Collected material:
----------

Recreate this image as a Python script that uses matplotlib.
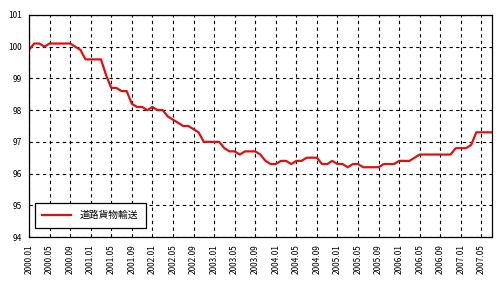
import matplotlib.pyplot as plt
import numpy as np

plt.rcParams["font.family"] = ["Noto Sans CJK JP", "DejaVu Sans"]

# monthly index values, 2000.01 - 2007.07
months = [f"{2000 + i // 12}.{i % 12 + 1:02d}" for i in range(91)]
values = [
    99.9, 100.1, 100.1, 100.0, 100.1, 100.1, 100.1, 100.1, 100.1, 100.0,
    99.9, 99.6, 99.6, 99.6, 99.6, 99.1, 98.7, 98.7, 98.6, 98.6,
    98.2, 98.1, 98.1, 98.0, 98.1, 98.0, 98.0, 97.8, 97.7, 97.6,
    97.5, 97.5, 97.4, 97.3, 97.0, 97.0, 97.0, 97.0, 96.8, 96.7,
    96.7, 96.6, 96.7, 96.7, 96.7, 96.6, 96.4, 96.3, 96.3, 96.4,
    96.4, 96.3, 96.4, 96.4, 96.5, 96.5, 96.5, 96.3, 96.3, 96.4,
    96.3, 96.3, 96.2, 96.3, 96.3, 96.2, 96.2, 96.2, 96.2, 96.3,
    96.3, 96.3, 96.4, 96.4, 96.4, 96.5, 96.6, 96.6, 96.6, 96.6,
    96.6, 96.6, 96.6, 96.8, 96.8, 96.8, 96.9, 97.3, 97.3, 97.3,
    97.3,
]
series_name = "道路貨物輸送"

fig = plt.figure(figsize=(5.0, 2.88), dpi=100)
ax = fig.add_axes([0.058, 0.177, 0.9254, 0.771])

x = np.arange(len(values))
ax.plot(x, values, color="#e01010", linewidth=1.6, label=series_name)

ax.set_xlim(0, len(values) - 1)
ax.set_ylim(94, 101)
ax.set_yticks(np.arange(94, 102, 1))
ax.set_yticklabels([str(v) for v in range(94, 102)], fontsize=6)

tick_pos = x[::4]
ax.set_xticks(tick_pos)
ax.set_xticklabels([months[i] for i in tick_pos], rotation=90, fontsize=6)

ax.grid(True, color="black", linestyle=(0, (3, 3)), linewidth=0.8)
ax.tick_params(length=0, pad=5)
for s in ax.spines.values():
    s.set_color("black")
    s.set_linewidth(0.9)

leg = ax.legend(loc="lower left", bbox_to_anchor=(0.012, 0.04), fontsize=7,
                frameon=True, fancybox=False, edgecolor="black",
                borderpad=0.8, handlelength=3.0, borderaxespad=0)
leg.get_frame().set_linewidth(0.9)
leg.get_frame().set_alpha(1)

fig.savefig("out.png", dpi=100)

----------

Set task:
Write out the material above once more, exactly as it reads, with no pictures.

Final result:
Recreate this image as a Python script that uses matplotlib.
import matplotlib.pyplot as plt
import numpy as np

plt.rcParams["font.family"] = ["Noto Sans CJK JP", "DejaVu Sans"]

# monthly index values, 2000.01 - 2007.07
months = [f"{2000 + i // 12}.{i % 12 + 1:02d}" for i in range(91)]
values = [
    99.9, 100.1, 100.1, 100.0, 100.1, 100.1, 100.1, 100.1, 100.1, 100.0,
    99.9, 99.6, 99.6, 99.6, 99.6, 99.1, 98.7, 98.7, 98.6, 98.6,
    98.2, 98.1, 98.1, 98.0, 98.1, 98.0, 98.0, 97.8, 97.7, 97.6,
    97.5, 97.5, 97.4, 97.3, 97.0, 97.0, 97.0, 97.0, 96.8, 96.7,
    96.7, 96.6, 96.7, 96.7, 96.7, 96.6, 96.4, 96.3, 96.3, 96.4,
    96.4, 96.3, 96.4, 96.4, 96.5, 96.5, 96.5, 96.3, 96.3, 96.4,
    96.3, 96.3, 96.2, 96.3, 96.3, 96.2, 96.2, 96.2, 96.2, 96.3,
    96.3, 96.3, 96.4, 96.4, 96.4, 96.5, 96.6, 96.6, 96.6, 96.6,
    96.6, 96.6, 96.6, 96.8, 96.8, 96.8, 96.9, 97.3, 97.3, 97.3,
    97.3,
]
series_name = "道路貨物輸送"

fig = plt.figure(figsize=(5.0, 2.88), dpi=100)
ax = fig.add_axes([0.058, 0.177, 0.9254, 0.771])

x = np.arange(len(values))
ax.plot(x, values, color="#e01010", linewidth=1.6, label=series_name)

ax.set_xlim(0, len(values) - 1)
ax.set_ylim(94, 101)
ax.set_yticks(np.arange(94, 102, 1))
ax.set_yticklabels([str(v) for v in range(94, 102)], fontsize=6)

tick_pos = x[::4]
ax.set_xticks(tick_pos)
ax.set_xticklabels([months[i] for i in tick_pos], rotation=90, fontsize=6)

ax.grid(True, color="black", linestyle=(0, (3, 3)), linewidth=0.8)
ax.tick_params(length=0, pad=5)
for s in ax.spines.values():
    s.set_color("black")
    s.set_linewidth(0.9)

leg = ax.legend(loc="lower left", bbox_to_anchor=(0.012, 0.04), fontsize=7,
                frameon=True, fancybox=False, edgecolor="black",
                borderpad=0.8, handlelength=3.0, borderaxespad=0)
leg.get_frame().set_linewidth(0.9)
leg.get_frame().set_alpha(1)

fig.savefig("out.png", dpi=100)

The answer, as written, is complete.